The Brutal Australian Heat is Expected to Arrive

Written by: on 15th January 2013
Victoria Azarenka vs Li Na
The Brutal Australian Heat is Expected to Arrive

epa03519708 Li Na of China returns the ball to world number one woman tennis player Victoria Azarenka of Belarus during their tennis exhibition match at Hua Hin resort city, Prachuap Khiri Khan province, Thailand, 29 December 2012. EPA/PONGMANAT TASIRI  |

 

The notoriously brutal Melbourne heat is likely to hit the Australian Open on Thursday with temperatures of 39 degrees Celsius (102.2 degrees Fahrenheit) forecast as top ten players Caroline Wozniacki and Petra Kvitova face up respectively to teenagers Donna Vekic and Laura Robson.

 

Conditions were sunny and warm, rather than roasting, as Vekic (the youngest player in the Aussie Open women’s singles draw) won her first Grand Slam match with an impressive 6-1,6-2 score line over the Czech Republic’s 66th ranked Andrea Hlavackova.
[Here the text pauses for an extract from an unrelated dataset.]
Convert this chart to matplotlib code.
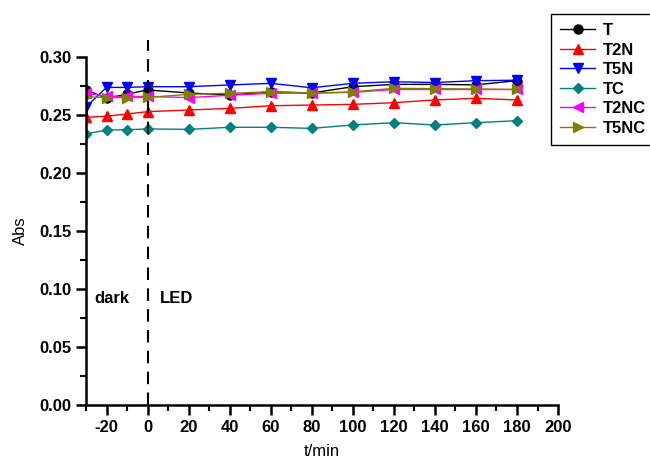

Then Robson followed suit by beating American Melanie Oudin 6-2, 6-3.

 

Robson, this week ranked world no.53 but looking to reclaim the top fifty spot she held in the build up to the Australian Open, celebrated by jumping in an ice bath for ten minutes. “I’m probably going to need longer after the next round on Thursday because it’s going to be really hot and it’s a matter of just getting through it.”

 

But the 18 year-old who is looking to add Kvitova to those impressive scalps of Grand Slam champions Kim Clijsters and Li Na she gathered at last year’s US Open said: “Although I don’t really like playing in those sort of conditions, I tend to play well in them.

 

“It was boiling at Guangzhou last year and I reached the final. Before that it was ridiculously hot in Palmero in July and I got to the semis. Before coming here I was in Hobart when they recorded the hottest day on record in Tasmania and it was like having a hair dryer blowing in your face.”

 

Robson spent a month at Chris Evert’s Academy in Boca Raton, Florida before Christmas for her warm weather preparation. By contrast 16 year-old Vekic was at her north-west London base at VirginActive Riverside Club in Northwood, Middlesex before heading home to Croatia.

 

“I don’t mind the hot weather but the important thing against a player like Wozniacki, who was world no.1 this time last year, is just to be relaxed and concentrate so I can play my tennis,” said the youngster coached by Tim Henman’s former guide David Felgate.

 

“I’m very excited as it will be on a big court and maybe it might even be played at night, although it will still be hot then. But I will concentrate on thinking it’s just another match so I must do the things I’m good at and my serve can do a lot of damage and give me some free points.”

 

Vekic, who has been based in England for the last three years, was insistent she had no intention in switching her national allegiance and playing Fed Cup tennis for Britain alongside Robson and Heather Watson. “ No, I’ve never thought about it but I’v never been asked.”